The use of humility words, like modesty, fell by 52 percent over the 20th century.
Compassion words, like kindness, dropped by 56 percent.
Gratitude words, like thankfulness, declined by 49 percent.
And courage words, like bravery, plunged by 66 percent.
Ngram data is complicated and susceptible to misinterpretation, of course. The overabundance of scientific literature in the database can skew findings, for example, and it is often difficult to account for all colloquial, synonymous terms that have arisen during the same period. But the data we have cannot be dismissed out of hand, and at the very least indicates that traditional sacred speech is dying in the English-speaking world.
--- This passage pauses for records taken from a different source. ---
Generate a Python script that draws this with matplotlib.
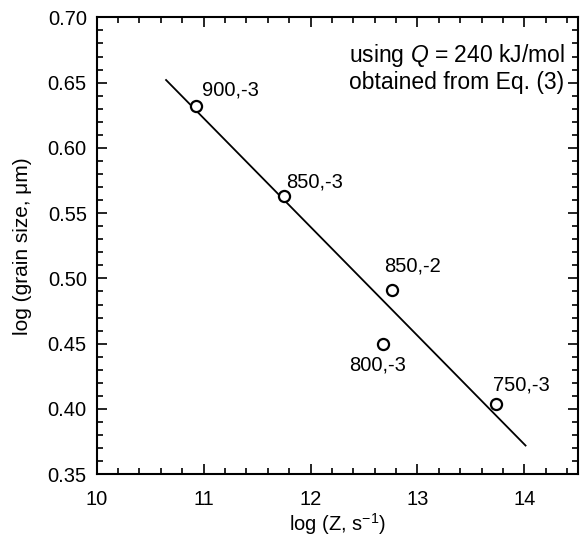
import matplotlib.pyplot as plt
from matplotlib.ticker import MultipleLocator

plt.rcParams['font.family'] = ['Liberation Sans', 'DejaVu Sans']
plt.rcParams['mathtext.fontset'] = 'custom'
plt.rcParams['mathtext.rm'] = 'Liberation Sans'
plt.rcParams['mathtext.it'] = 'Liberation Sans:italic'

# data
log_z = [10.93, 11.75, 12.76, 12.68, 13.73]
log_d = [0.632, 0.563, 0.491, 0.450, 0.404]
labels = ['900,-3', '850,-3', '850,-2', '800,-3', '750,-3']
# label offsets in pixels (dx, dy)
offsets = [(6, 16), (2, 14), (-8, 24), (-34, -21), (-3, 19)]

fit_x = [10.65, 14.01]
fit_y = [0.652, 0.372]

fig = plt.figure(figsize=(5.85, 5.42), dpi=100)
ax = fig.add_axes([0.165, 0.125, 0.823, 0.843])

ax.plot(fit_x, fit_y, color='black', linewidth=1.3)
ax.plot(log_z, log_d, 'o', markerfacecolor='white', markeredgecolor='black',
        markersize=8, markeredgewidth=1.6, linestyle='none')

for x, y, lab, (dx, dy) in zip(log_z, log_d, labels, offsets):
    ax.annotate(lab, (x, y), xytext=(dx, dy), textcoords='offset pixels',
                ha='left', va='center', fontsize=14.5)

ax.text(0.972, 0.945, 'using $\\mathit{Q}$ = 240 kJ/mol\nobtained from Eq. (3)',
        transform=ax.transAxes, ha='right', va='top', fontsize=16.5,
        linespacing=1.1)

ax.set_xlim(10, 14.5)
ax.set_ylim(0.35, 0.70)
ax.xaxis.set_major_locator(MultipleLocator(1))
ax.xaxis.set_minor_locator(MultipleLocator(0.2))
ax.yaxis.set_major_locator(MultipleLocator(0.05))
ax.yaxis.set_minor_locator(MultipleLocator(0.01))
ax.yaxis.set_major_formatter(plt.FormatStrFormatter('%.2f'))

ax.tick_params(which='both', direction='in', top=True, right=True,
               labelsize=14.5, width=1.2)
ax.tick_params(which='major', length=7)
ax.tick_params(which='minor', length=4)
ax.tick_params(axis='x', which='major', pad=11)
ax.tick_params(axis='y', which='major', pad=7)
for s in ax.spines.values():
    s.set_linewidth(1.5)

ax.set_xlabel('log (Z, s$^{-1}$)', fontsize=14.5, labelpad=2)
ax.set_ylabel('log (grain size, \u03bcm)', fontsize=15, labelpad=11)

plt.savefig('out.png', dpi=100)
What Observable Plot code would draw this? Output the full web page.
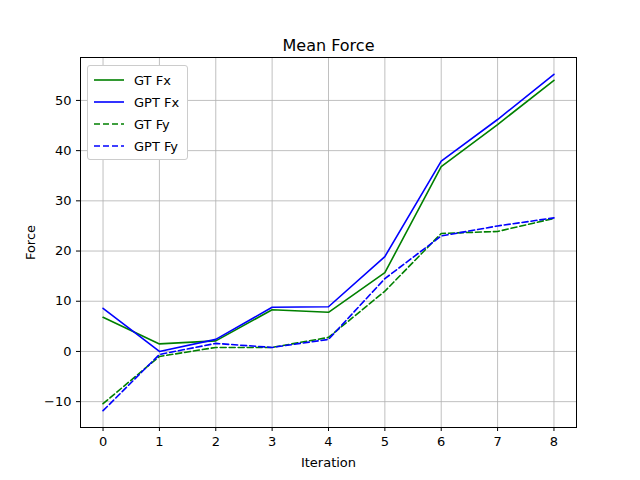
<!DOCTYPE html>
<html><head><meta charset="utf-8">
<script src="https://cdn.jsdelivr.net/npm/d3@7"></script>
<script src="https://cdn.jsdelivr.net/npm/@observablehq/plot@0.6"></script>
<style>
body{margin:0;background:#fff;font-family:"DejaVu Sans",sans-serif}
#wrap{position:relative;width:640px;height:480px}
#legend{position:absolute;left:87px;top:65px;background:#fff;border:1px solid #ccc;border-radius:3px;padding:3px 8px 2px 6px;font-size:13px}
#legend div{display:flex;align-items:center;height:22px}
#legend svg{margin-right:10px}
</style></head>
<body><div id="wrap"><div id="legend"></div></div>
<script>
const iterations = [0,1,2,3,4,5,6,7,8];
const gtFx  = [6.8, 1.5, 2.1, 8.3, 7.8, 15.7, 36.8, 45.2, 54.0];
const gptFx = [8.6, 0.0, 2.4, 8.8, 8.9, 18.9, 37.9, 46.2, 55.2];
const gtFy  = [-10.4, -1.0, 0.8, 0.8, 2.8, 12.0, 23.5, 23.9, 26.5];
const gptFy = [-11.8, -0.6, 1.6, 0.8, 2.4, 14.5, 23.0, 25.0, 26.6];

const series = [
  {name:"GT Fx", vals:gtFx, color:"green", dash:null},
  {name:"GPT Fx", vals:gptFx, color:"blue", dash:null},
  {name:"GT Fy", vals:gtFy, color:"green", dash:"6,3"},
  {name:"GPT Fy", vals:gptFy, color:"blue", dash:"6,3"}
];

const marks = [
  Plot.gridX(iterations, {stroke:"#b0b0b0", strokeOpacity:1, strokeWidth:0.8}),
  Plot.gridY(d3.range(-10, 51, 10), {stroke:"#b0b0b0", strokeOpacity:1, strokeWidth:0.8}),
  Plot.frame({stroke:"black"}),
  Plot.text(["Mean Force"], {frameAnchor:"top", dy:-18, fontSize:16, fill:"black"})
];
for (const s of series) {
  marks.push(Plot.line(iterations.map((x,i)=>({x, y:s.vals[i]})), {
    x:"x", y:"y", stroke:s.color, strokeWidth:1.6, strokeDasharray:s.dash
  }));
}

const chart = Plot.plot({
  width:640, height:480,
  marginLeft:80, marginRight:64, marginTop:57, marginBottom:53,
  style:{fontSize:"13px", fontFamily:"DejaVu Sans, sans-serif", color:"black"},
  x:{domain:[-0.4,8.4], ticks:iterations, tickFormat:d3.format("d"), label:"Iteration", labelAnchor:"center", labelArrow:"none", labelOffset:39, tickSize:4},
  y:{domain:[-15.15,58.55], ticks:d3.range(-10,51,10), tickFormat:d=>d<0?"\u2212"+(-d):d, label:"Force", labelAnchor:"center", labelArrow:"none", labelOffset:55, tickSize:4},
  marks
});
document.getElementById("wrap").prepend(chart);

const leg = document.getElementById("legend");
for (const s of series) {
  const row = document.createElement("div");
  row.innerHTML = `<svg width="30" height="10"><line x1="0" x2="30" y1="5" y2="5" stroke="${s.color}" stroke-width="1.6" ${s.dash?`stroke-dasharray="${s.dash}"`:""}/></svg>${s.name}`;
  leg.appendChild(row);
}
</script></body></html>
Now, words have fallen out of usage at every point in history. Language is always changing, and humans keep marching on. Does this trend matter?
Actually, yes. An emerging body of research now reveals that the languages we hear and speak also influence our worldviews, memories, perceptions, and behaviors more than scientists once realized. Children who grow up speaking the same words tend to think in similar ways. Our minds don’t just shape our words. Our words shape our minds, too.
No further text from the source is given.